We get an interesting result in that Contact/Speed hitters have a significant impact on playoff appearance, while power hitters don’t. In fact, each Contact/Speed hitter doubles the odds that a team made the playoffs.

4 Conclusions

This contained analysis leads to interesting results, although their effectiveness in practice is less than perfect. Remember, our dimension reduction left us explaining only 64% of variation, building all further analysis on data that may not capture the true nature of the players involved. Baseball is a game, after all, played by people influenced by millions of factors, measurable or not. There is no doubt variation in the statistics that even an omniscient model cannot capture.
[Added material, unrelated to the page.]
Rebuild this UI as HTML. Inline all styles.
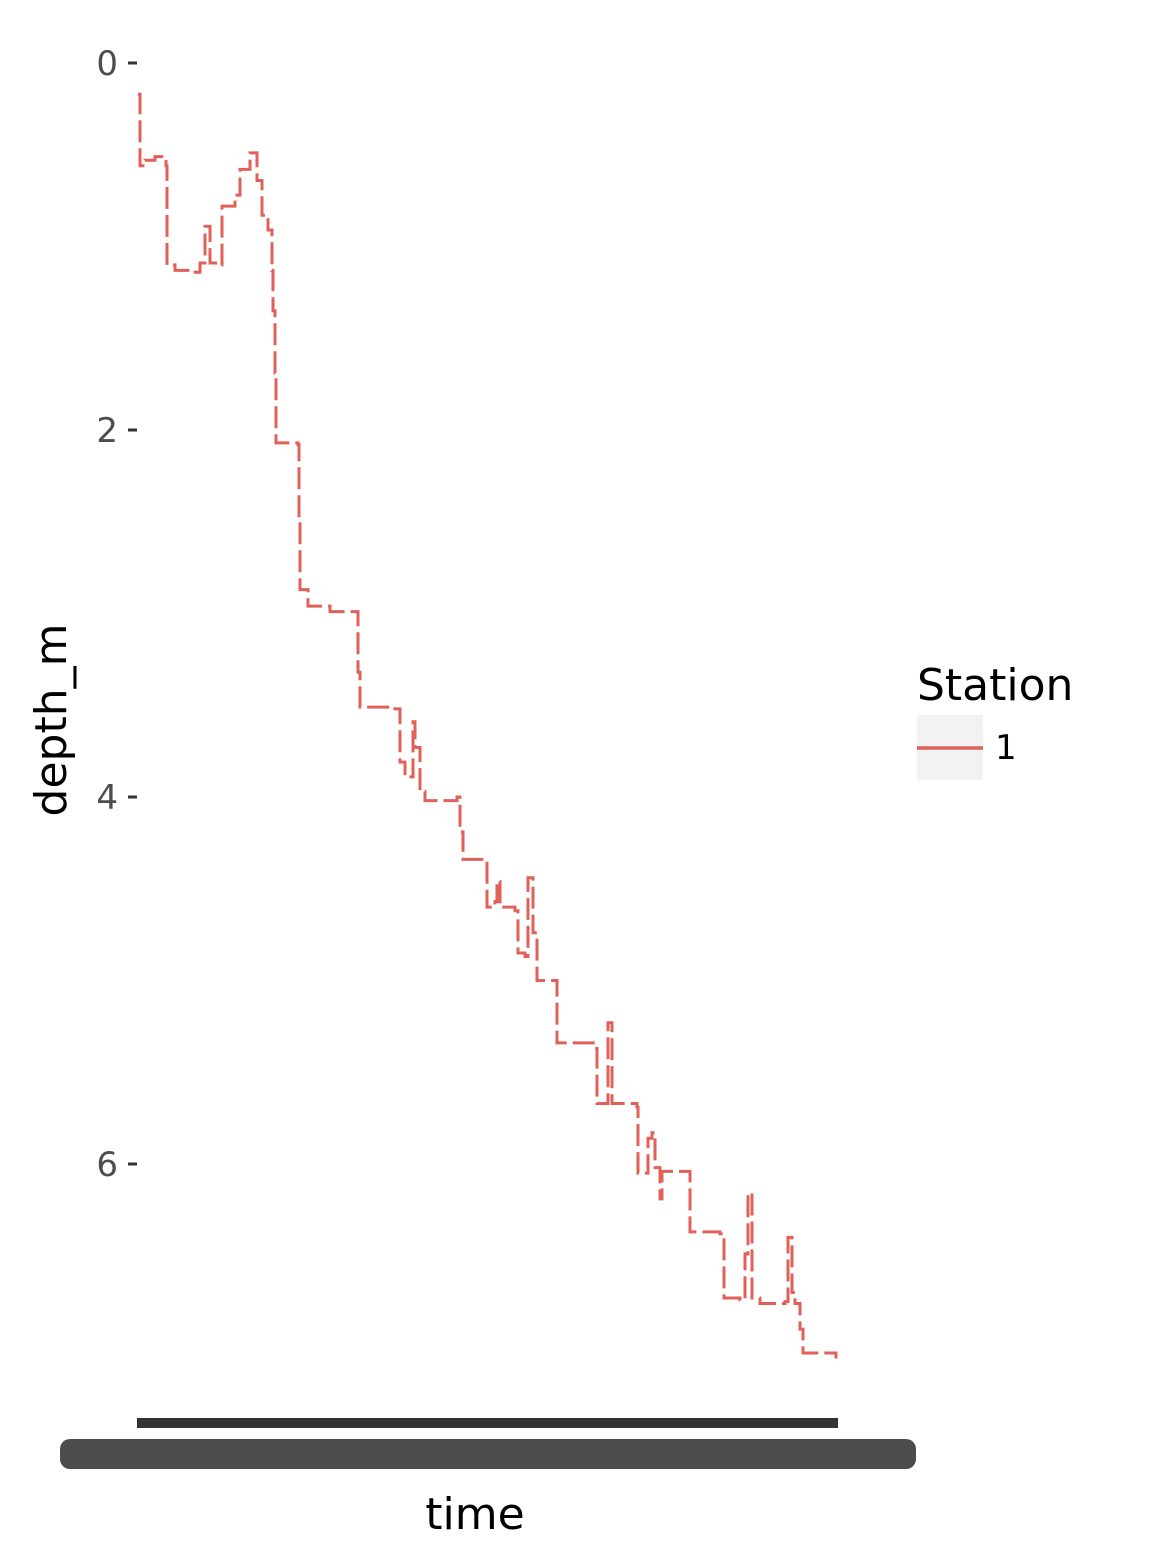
<!DOCTYPE html>
<html><head><meta charset="utf-8"><style>
html,body{margin:0;padding:0;background:#fff;}
svg{display:block;font-family:"DejaVu Sans","Liberation Sans",sans-serif;}
</style></head><body>
<svg id="chart" width="1160" height="1568" viewBox="0 0 1160 1568">
<g id="yaxis"></g>
<g id="series"></g>
<rect x="137" y="1418" width="701" height="10" fill="#333"/>
<rect x="60" y="1439" width="856" height="30" rx="10" fill="#4d4d4d"/>
<text x="475" y="1529" font-size="44" text-anchor="middle" fill="#000">time</text>
<text transform="translate(66,720) rotate(-90)" font-size="44" text-anchor="middle" fill="#000">depth_m</text>
<g>
<text x="917" y="700" font-size="44" fill="#000">Station</text>
<rect x="917" y="715" width="66" height="65" fill="#f2f2f2"/>
<line x1="917" y1="748" x2="983" y2="748" stroke="#e0605a" stroke-width="3.5"/>
<text x="995" y="759" font-size="34" fill="#000">1</text>
</g>
</svg>
<script>
const times=[0,2,7,17,28,29,37,52,62,67,72,82,84,97,102,112,119,124,130,134,135,137,138,160,161,162,170,192,218,220,222,257,262,267,275,277,282,287,319,322,325,347,349,357,359,362,377,380,387,390,395,399,417,419,432,457,459,467,470,474,499,500,510,514,517,522,524,550,552,582,586,602,607,610,614,622,647,650,654,657,662,665,698];
const depths=[0.17,0.56,0.53,0.51,0.56,1.10,1.13,1.14,1.09,0.89,1.09,1.10,0.78,0.72,0.58,0.49,0.64,0.83,0.91,1.13,1.35,1.69,2.07,2.08,2.50,2.87,2.96,2.99,2.99,3.32,3.51,3.52,3.81,3.89,3.59,3.73,3.97,4.02,4.00,4.19,4.34,4.34,4.60,4.57,4.46,4.60,4.62,4.85,4.87,4.44,4.74,5.00,5.00,5.34,5.34,5.37,5.67,5.67,5.23,5.67,5.69,6.05,5.86,5.83,6.02,6.19,6.04,6.04,6.37,6.38,6.73,6.74,6.49,6.16,6.73,6.76,6.75,6.40,6.70,6.76,6.90,7.03,7.06];
const yTicks=[0,2,4,6];
const NS="http://www.w3.org/2000/svg";
const tMax=698;
function xs(t){return 138+t/tMax*(836-138);}
function ys(d){return 63+d*183.5;}
const ya=document.getElementById('yaxis');
yTicks.forEach(v=>{
  const l=document.createElementNS(NS,'line');
  l.setAttribute('x1',128);l.setAttribute('x2',137);
  l.setAttribute('y1',ys(v));l.setAttribute('y2',ys(v));
  l.setAttribute('stroke','#333');l.setAttribute('stroke-width',3);
  
  
  ya.appendChild(l);
  const t=document.createElementNS(NS,'text');
  t.setAttribute('x',118);t.setAttribute('y',ys(v)+12);
  t.setAttribute('text-anchor','end');t.setAttribute('font-size',34);
  t.setAttribute('fill','#4d4d4d');t.textContent=v;
  
  
  ya.appendChild(t);
});
let d='M'+xs(times[0])+','+ys(depths[0]);
for(let i=1;i<times.length;i++){
  d+=' H'+xs(times[i])+' V'+ys(depths[i]);
}
const p=document.createElementNS(NS,'path');
p.setAttribute('d',d);p.setAttribute('fill','none');
p.setAttribute('stroke','#e0605a');p.setAttribute('stroke-width',3);
p.setAttribute('stroke-dasharray','22 6');


document.getElementById('series').appendChild(p);
</script>
</body></html>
At the very least, we have seen small indications of potential trends that may help teams be successful in regular season play. One might expect a home-run threat player to make the biggest impact on a team (and their salary would certainly reflect that), but its possible that more consistent players who run the bases hard and often are contributing more to a season’s success. Further research could investigate this pattern to a further extent and provide more meaningful results.

All over, we were able to reduce the dimensions of a gargantuan data set into something far more approachable, while still containing a level of variation to make analyses upon.